Brasiliens Lula da Silva: Vom Präsidenten zum Häftling und zurück

Lulas Markenzeichen: Seine Hand

Während der Militärdiktatur in Brasilien in den Siebzigerjahren stieg Lula zum Vorstand der Metallergewerkschaft auf. Als er 1980 Streiks in mehreren Großstädten organisierte, wurde er für 31 Tage inhaftiert.

Im Gefängnis soll Lulas Entscheidung gefallen sein, in die Politik zu gehen. Er gründete gemeinsam mit anderen Gewerkschaftern die Partei der Arbeiter (PT) und zog sechs Jahre später, nach dem Ende der Diktatur, in das Parlament ein.

Sieg mit Anzug und Krawatte

Seit 1989 trat Lula für seine PT bei jeder Präsidentenwahl an. Erst 2002, als er erstmals mit Anzug und Krawatte auftrat, gelangte er in die Stichwahl – und gewann umgehend. Oberstes Ziel seiner ersten Präsidentschaft war die Bekämpfung von Armut und Hunger. Damit hatte Lula großen Erfolg.

Brasiliens Lula da Silva: Vom Präsidenten zum Häftling und zurück

Vor genau 20 Jahren: Präsident Luiz Inácio da Silva fährt zu seiner ersten Angelobung in Brasília 

Innerhalb von vier Jahren verringerte sich der Prozentsatz jener, die in Brasilien unterhalb der Armutsgrenze lebten, von 40 auf 20 Prozent. Als „Held der Favelas“ bezeichnet, war sich Lula damit auf Jahre hinaus der Unterstützung der armen Bevölkerung im Norden und Nordosten Brasiliens sicher. Das sicherte ihm 2006 seine deutliche Wiederwahl.

Obwohl sich viele Industrielle zuvor offen vor einem linken Präsidenten gefürchtet hatten, erlebte Brasilien unter Lula einen ungeahnten wirtschaftlichen Aufstieg. Das Land wurde zur achtgrößten Volkswirtschaft der Welt und zur mit Abstand größten Lateinamerikas.

Korruptionsskandal

Nach seiner zweiten Amtszeit folgte der Knick in Lulas Karriere. Von 2011 an arbeitete die brasilianische Justiz intensiv an der Aufarbeitung eines Korruptionsskandals. Der schwerste Vorwurf: Als Präsident soll Lula dem brasilianischen Bauriesen Odebrecht lukrative Aufträge im In- und Ausland verschafft haben.

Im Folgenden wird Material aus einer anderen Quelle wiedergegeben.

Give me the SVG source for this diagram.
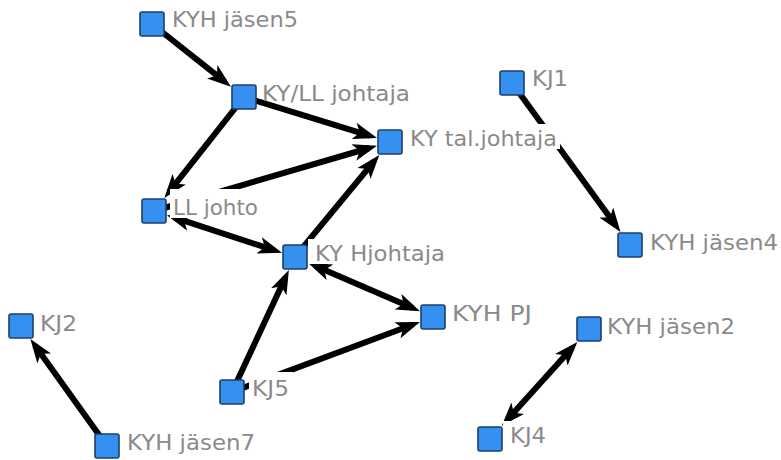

Als Gegenleistung soll der Konzern unter anderem kostenlose Bauarbeiten in dessen Appartement im Wert von mehr als 1,1 Millionen US-Dollar durchgeführt haben.

Lula bestreitet das und sprach stets von einem politisch motivierten Verfahren, das ihn daran hindern sollte, erneut als Präsident kandidieren zu können.

Am 12. Juli 2017 sprach Bundesrichter Sergio Moro sein Urteil: Zwölf Jahre Haft für Lula, den er der Korruption und Bestechung für schuldig befand. Der Ex-Präsident musste ins Gefängnis, ein Jahr später siegte der Rechtsextreme Jair Bolsonaro bei den Präsidentschaftswahlen – und ernannte Moro zum Justizminister.

"Nur noch Liebe"

2019 veröffentlichte das US-Medium The Intercept von Moro verschickte Textnachrichten, die belegen sollen, dass sich der Richter mit Vertrauten Bolsonaros abgesprochen habe, um Lulas Kandidatur bei den Wahlen 2018 zu verhindern. Moro blieb zwar Justizminister, der Oberste Gerichtshof erklärte ihn aber für befangen und hob das Urteil auf.

Als Lula am 7. November 2019 nach mehr als zwei Jahren das Gefängnis in Curitiba verließ, sagte er vor einer jubelnden Menge: „Ich gehe ohne Hass. Mit 74 Jahren ist in meinem Herzen nur noch Platz für die Liebe, denn sie wird in diesem Land siegen.“

Auch an dieser Aussage wird seine dritte Präsidentschaft wohl gemessen werden.